→ OBJECTIVE:
Take every line from the first down to the line with "from matplotlib.lines import Line2D" and set it down exactly, without the pictures.

→ SOURCE MATERIAL:
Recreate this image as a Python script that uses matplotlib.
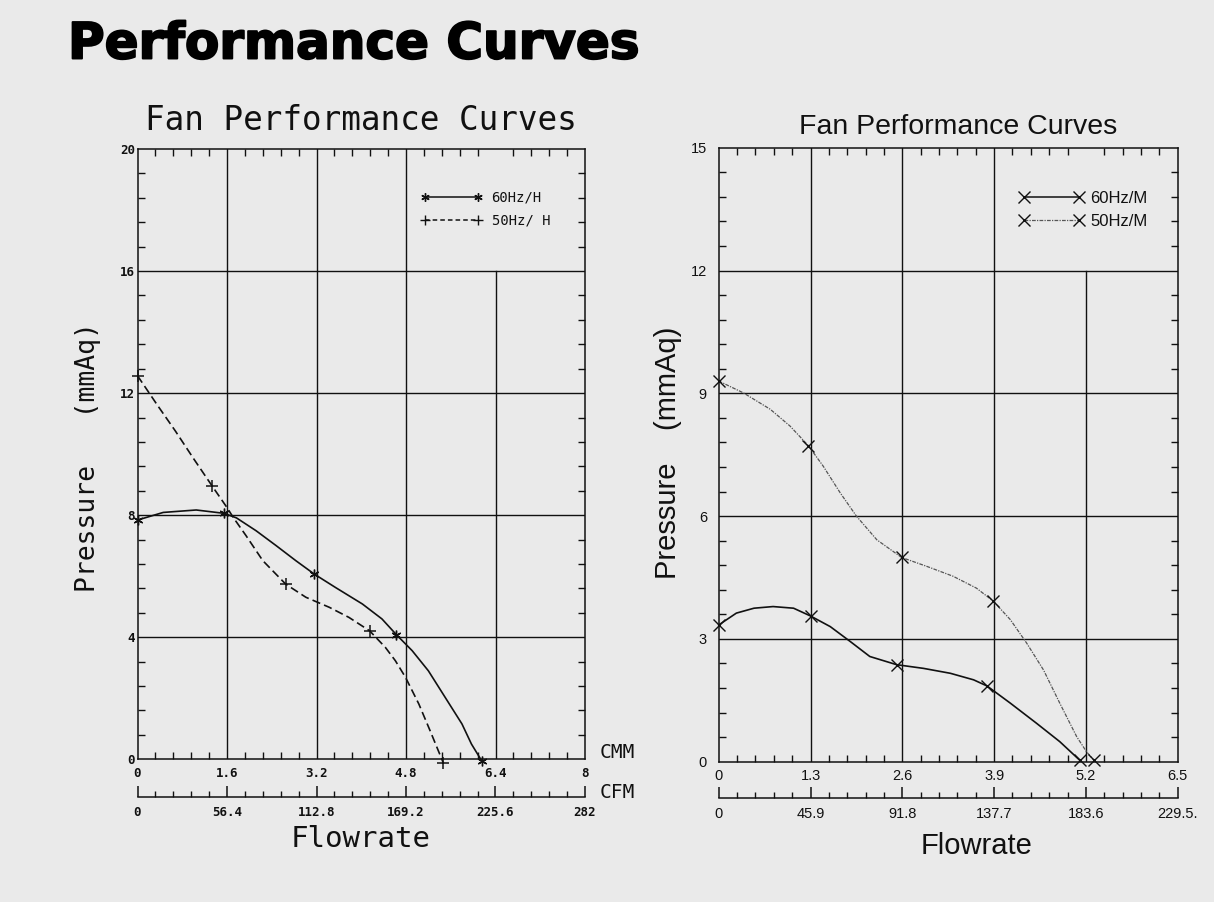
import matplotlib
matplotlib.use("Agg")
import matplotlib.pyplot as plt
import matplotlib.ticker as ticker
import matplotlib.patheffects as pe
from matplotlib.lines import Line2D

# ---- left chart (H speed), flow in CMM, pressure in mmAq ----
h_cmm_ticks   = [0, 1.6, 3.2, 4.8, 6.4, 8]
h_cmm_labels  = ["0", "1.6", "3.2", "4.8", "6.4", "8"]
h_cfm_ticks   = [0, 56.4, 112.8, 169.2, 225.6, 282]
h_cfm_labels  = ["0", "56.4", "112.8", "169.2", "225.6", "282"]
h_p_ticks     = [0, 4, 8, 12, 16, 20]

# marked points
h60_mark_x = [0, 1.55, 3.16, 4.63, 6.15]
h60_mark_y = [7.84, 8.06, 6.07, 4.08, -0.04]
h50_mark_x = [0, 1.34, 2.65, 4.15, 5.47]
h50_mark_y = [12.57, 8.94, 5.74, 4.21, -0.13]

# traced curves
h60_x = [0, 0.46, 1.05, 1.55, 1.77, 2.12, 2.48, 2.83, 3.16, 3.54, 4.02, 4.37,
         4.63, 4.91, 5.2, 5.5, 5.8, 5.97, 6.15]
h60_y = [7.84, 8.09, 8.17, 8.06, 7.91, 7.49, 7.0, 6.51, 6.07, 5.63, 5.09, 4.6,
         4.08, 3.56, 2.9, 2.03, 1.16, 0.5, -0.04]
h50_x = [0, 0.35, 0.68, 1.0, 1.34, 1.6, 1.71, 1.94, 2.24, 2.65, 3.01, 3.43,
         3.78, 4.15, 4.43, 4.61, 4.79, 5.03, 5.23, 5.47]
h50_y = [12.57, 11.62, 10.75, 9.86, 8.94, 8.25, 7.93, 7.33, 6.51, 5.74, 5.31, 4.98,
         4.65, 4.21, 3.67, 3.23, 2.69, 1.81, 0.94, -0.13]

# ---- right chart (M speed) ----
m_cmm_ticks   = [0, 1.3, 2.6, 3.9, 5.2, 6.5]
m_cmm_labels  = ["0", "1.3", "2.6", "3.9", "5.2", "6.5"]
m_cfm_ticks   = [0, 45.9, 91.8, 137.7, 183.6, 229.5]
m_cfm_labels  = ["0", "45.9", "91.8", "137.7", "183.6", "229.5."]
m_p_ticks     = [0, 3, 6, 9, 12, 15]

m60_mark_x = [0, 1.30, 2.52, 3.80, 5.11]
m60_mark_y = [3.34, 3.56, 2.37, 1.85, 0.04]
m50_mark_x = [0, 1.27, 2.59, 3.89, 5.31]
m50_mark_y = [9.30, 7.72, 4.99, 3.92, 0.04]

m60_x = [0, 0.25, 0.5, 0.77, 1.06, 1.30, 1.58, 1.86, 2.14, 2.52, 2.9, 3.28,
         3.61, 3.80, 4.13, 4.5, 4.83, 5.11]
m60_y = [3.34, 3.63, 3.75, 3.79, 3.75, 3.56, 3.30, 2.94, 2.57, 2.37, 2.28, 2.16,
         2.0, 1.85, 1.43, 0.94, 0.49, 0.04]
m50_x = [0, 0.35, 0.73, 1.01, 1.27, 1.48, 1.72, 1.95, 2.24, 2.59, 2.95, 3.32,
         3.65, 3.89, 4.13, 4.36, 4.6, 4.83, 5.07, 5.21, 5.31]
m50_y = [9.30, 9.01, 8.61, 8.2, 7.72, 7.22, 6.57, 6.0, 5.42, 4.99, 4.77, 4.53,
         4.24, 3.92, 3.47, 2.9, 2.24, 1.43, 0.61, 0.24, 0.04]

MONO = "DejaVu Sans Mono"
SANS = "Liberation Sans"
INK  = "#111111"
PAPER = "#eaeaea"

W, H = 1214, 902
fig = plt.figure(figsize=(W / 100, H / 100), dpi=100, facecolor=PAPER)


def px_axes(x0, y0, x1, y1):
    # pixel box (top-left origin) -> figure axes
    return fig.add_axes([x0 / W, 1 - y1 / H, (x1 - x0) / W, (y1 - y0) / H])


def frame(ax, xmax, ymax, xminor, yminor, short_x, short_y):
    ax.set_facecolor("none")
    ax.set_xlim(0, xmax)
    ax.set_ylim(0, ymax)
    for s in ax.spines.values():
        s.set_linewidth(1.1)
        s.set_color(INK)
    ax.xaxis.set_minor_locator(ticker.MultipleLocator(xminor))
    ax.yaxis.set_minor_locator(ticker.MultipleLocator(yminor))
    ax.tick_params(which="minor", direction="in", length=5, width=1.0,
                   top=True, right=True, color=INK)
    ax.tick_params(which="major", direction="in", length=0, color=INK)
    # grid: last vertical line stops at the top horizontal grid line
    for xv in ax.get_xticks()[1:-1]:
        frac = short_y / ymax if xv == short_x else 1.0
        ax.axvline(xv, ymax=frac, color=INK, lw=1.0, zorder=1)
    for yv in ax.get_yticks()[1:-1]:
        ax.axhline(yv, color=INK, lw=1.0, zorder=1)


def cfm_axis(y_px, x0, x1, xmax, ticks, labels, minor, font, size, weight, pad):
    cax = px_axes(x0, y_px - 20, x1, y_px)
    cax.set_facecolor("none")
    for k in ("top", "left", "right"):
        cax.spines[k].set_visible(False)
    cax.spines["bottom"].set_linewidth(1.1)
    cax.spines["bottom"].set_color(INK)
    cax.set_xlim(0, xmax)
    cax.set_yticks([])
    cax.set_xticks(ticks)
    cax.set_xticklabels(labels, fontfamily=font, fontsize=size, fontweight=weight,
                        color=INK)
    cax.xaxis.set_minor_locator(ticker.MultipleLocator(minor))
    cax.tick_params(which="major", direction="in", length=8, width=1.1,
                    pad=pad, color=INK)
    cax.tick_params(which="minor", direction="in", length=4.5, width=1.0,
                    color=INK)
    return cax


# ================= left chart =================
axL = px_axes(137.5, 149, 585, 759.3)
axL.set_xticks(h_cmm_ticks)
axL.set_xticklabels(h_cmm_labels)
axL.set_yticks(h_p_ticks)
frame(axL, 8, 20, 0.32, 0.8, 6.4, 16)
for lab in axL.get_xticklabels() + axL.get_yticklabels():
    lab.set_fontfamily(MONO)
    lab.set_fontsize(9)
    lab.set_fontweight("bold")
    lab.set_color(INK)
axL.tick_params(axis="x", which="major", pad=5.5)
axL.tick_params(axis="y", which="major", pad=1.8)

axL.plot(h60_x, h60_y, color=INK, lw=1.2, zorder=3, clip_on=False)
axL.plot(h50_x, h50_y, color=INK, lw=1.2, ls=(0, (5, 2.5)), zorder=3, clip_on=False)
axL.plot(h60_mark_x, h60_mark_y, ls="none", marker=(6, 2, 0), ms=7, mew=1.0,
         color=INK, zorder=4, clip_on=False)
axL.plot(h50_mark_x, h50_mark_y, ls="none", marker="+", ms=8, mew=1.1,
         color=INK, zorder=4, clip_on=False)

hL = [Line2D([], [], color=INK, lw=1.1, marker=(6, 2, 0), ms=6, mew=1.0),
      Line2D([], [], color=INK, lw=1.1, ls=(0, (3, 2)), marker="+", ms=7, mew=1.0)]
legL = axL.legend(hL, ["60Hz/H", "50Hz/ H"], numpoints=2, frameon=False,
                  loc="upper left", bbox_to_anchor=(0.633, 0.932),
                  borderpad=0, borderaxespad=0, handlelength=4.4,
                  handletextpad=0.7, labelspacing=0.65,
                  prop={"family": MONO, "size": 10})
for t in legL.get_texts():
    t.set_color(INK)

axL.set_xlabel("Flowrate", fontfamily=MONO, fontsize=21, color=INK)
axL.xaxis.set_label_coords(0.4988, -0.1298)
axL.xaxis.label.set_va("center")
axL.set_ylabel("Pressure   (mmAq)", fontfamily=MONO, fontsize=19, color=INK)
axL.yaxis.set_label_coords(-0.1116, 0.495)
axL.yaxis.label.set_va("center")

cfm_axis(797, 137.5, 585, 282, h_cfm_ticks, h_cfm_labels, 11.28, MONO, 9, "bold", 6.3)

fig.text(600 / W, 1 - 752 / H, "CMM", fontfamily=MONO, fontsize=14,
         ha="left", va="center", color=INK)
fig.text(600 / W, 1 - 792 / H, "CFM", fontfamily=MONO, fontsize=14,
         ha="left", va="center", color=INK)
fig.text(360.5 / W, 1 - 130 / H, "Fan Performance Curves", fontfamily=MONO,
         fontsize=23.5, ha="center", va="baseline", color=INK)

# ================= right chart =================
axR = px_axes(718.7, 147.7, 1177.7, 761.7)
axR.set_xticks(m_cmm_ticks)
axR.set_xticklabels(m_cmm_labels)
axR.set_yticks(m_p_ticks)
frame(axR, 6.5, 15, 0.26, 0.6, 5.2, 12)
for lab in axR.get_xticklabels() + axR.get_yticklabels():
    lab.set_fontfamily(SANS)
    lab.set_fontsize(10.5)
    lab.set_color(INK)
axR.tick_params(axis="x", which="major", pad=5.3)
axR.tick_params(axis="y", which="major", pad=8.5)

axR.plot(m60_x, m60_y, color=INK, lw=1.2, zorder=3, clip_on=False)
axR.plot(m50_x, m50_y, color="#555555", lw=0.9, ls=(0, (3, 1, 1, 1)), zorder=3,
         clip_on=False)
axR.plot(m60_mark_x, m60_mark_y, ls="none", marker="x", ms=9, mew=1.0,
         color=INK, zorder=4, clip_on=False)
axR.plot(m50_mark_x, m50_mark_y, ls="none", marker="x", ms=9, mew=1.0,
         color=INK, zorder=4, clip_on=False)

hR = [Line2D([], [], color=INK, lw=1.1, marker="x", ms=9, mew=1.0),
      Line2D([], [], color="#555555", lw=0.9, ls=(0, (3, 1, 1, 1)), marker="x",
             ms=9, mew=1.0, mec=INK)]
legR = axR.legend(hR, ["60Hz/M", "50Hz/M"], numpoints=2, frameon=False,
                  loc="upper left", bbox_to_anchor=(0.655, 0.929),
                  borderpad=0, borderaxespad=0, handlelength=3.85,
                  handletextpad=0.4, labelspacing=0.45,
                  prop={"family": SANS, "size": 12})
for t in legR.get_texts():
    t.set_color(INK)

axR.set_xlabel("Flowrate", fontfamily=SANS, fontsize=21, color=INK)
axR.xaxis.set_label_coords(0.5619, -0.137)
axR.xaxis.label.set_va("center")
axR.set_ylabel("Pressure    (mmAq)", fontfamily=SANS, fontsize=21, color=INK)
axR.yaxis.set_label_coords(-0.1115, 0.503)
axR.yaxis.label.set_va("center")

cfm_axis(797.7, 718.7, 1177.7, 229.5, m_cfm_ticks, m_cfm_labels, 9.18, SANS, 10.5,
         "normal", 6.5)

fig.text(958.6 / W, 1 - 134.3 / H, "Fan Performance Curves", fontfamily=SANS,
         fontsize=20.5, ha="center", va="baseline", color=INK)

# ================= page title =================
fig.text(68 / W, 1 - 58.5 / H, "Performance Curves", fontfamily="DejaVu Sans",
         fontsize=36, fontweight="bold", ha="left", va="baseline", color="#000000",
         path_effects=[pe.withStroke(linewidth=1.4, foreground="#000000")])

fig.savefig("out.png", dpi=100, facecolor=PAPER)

→ ANSWER IN FULL:
Recreate this image as a Python script that uses matplotlib.
import matplotlib
matplotlib.use("Agg")
import matplotlib.pyplot as plt
import matplotlib.ticker as ticker
import matplotlib.patheffects as pe
from matplotlib.lines import Line2D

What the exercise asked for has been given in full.